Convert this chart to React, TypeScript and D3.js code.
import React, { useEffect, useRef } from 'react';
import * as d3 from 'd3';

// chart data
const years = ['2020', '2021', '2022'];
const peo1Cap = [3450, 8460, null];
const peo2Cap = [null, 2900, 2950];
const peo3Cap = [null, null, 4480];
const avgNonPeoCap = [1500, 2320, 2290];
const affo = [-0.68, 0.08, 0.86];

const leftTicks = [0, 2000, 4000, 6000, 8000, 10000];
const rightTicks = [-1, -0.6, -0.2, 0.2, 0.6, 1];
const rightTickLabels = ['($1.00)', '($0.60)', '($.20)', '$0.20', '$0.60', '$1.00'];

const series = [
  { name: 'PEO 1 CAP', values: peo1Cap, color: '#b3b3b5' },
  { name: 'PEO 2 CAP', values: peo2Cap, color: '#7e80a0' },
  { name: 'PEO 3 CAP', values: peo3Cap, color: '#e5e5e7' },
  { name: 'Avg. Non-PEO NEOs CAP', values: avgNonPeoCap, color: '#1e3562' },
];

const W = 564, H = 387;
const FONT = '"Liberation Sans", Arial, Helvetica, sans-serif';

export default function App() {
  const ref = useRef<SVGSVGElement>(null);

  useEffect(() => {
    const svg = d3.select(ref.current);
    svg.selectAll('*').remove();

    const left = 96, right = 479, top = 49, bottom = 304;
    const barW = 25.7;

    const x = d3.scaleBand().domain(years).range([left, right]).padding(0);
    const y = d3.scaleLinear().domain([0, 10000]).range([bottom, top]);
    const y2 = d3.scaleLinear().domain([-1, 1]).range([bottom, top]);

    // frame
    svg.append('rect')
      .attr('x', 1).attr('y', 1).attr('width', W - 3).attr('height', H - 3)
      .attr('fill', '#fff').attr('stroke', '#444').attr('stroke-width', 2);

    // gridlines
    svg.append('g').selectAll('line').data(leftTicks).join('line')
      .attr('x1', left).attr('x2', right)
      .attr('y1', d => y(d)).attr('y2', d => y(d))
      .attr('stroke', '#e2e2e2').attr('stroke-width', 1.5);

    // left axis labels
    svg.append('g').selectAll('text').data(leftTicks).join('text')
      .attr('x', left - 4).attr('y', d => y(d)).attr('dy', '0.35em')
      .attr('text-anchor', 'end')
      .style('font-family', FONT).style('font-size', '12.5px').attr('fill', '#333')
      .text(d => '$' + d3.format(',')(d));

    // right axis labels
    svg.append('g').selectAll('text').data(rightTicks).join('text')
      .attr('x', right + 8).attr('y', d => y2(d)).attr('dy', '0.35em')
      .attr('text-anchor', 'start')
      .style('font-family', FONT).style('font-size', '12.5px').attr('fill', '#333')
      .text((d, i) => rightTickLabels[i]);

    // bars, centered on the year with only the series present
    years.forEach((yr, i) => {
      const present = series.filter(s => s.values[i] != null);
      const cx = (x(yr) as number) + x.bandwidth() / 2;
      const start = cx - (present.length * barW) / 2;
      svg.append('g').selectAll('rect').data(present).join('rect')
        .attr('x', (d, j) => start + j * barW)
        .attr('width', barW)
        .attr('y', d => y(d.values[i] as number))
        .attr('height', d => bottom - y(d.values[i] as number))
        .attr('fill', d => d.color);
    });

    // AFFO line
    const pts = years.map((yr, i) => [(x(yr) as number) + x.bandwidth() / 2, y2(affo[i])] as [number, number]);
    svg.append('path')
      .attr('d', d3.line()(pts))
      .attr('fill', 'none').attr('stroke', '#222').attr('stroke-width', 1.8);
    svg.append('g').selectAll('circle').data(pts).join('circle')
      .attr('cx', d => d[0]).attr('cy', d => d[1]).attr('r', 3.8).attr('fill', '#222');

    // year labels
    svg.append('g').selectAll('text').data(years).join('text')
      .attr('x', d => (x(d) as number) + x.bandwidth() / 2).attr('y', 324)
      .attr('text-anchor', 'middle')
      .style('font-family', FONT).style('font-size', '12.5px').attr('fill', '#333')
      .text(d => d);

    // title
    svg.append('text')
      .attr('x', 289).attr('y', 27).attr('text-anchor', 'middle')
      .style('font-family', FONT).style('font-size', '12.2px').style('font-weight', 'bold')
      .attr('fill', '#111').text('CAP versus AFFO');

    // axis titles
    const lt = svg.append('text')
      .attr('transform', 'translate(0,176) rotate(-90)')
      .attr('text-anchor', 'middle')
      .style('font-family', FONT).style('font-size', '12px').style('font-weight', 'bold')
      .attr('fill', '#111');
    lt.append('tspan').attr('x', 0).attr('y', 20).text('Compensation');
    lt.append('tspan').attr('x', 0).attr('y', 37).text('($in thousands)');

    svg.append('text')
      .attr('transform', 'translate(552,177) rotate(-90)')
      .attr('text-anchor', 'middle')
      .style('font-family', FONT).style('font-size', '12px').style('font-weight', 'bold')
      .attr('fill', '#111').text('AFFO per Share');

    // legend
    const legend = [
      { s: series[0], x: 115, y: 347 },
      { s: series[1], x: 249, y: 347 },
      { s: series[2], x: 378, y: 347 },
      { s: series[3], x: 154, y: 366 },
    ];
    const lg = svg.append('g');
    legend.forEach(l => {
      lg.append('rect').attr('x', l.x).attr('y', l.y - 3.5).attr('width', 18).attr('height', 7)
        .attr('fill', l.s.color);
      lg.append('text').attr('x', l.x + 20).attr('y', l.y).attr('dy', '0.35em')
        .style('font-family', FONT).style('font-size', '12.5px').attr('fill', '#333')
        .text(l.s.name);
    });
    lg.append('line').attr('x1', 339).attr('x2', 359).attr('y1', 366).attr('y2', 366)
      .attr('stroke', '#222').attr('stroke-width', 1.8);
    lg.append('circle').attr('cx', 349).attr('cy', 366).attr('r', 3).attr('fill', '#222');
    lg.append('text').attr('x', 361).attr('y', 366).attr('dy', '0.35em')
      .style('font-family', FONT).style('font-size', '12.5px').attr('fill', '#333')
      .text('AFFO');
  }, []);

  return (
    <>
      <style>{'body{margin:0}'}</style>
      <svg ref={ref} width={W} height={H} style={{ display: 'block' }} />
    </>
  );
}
──────────
### THE EXERCISE
Only the lines from the beginning of the material to the line containing "['($1.00)', '($0.60)', '($.20)', '$0.20', '$0.60', '$1.00'];" should be echoed, verbatim and in full.

### SOLUTION FOR THIS PROBLEM
Convert this chart to React, TypeScript and D3.js code.
import React, { useEffect, useRef } from 'react';
import * as d3 from 'd3';

// chart data
const years = ['2020', '2021', '2022'];
const peo1Cap = [3450, 8460, null];
const peo2Cap = [null, 2900, 2950];
const peo3Cap = [null, null, 4480];
const avgNonPeoCap = [1500, 2320, 2290];
const affo = [-0.68, 0.08, 0.86];

const leftTicks = [0, 2000, 4000, 6000, 8000, 10000];
const rightTicks = [-1, -0.6, -0.2, 0.2, 0.6, 1];
const rightTickLabels = ['($1.00)', '($0.60)', '($.20)', '$0.20', '$0.60', '$1.00'];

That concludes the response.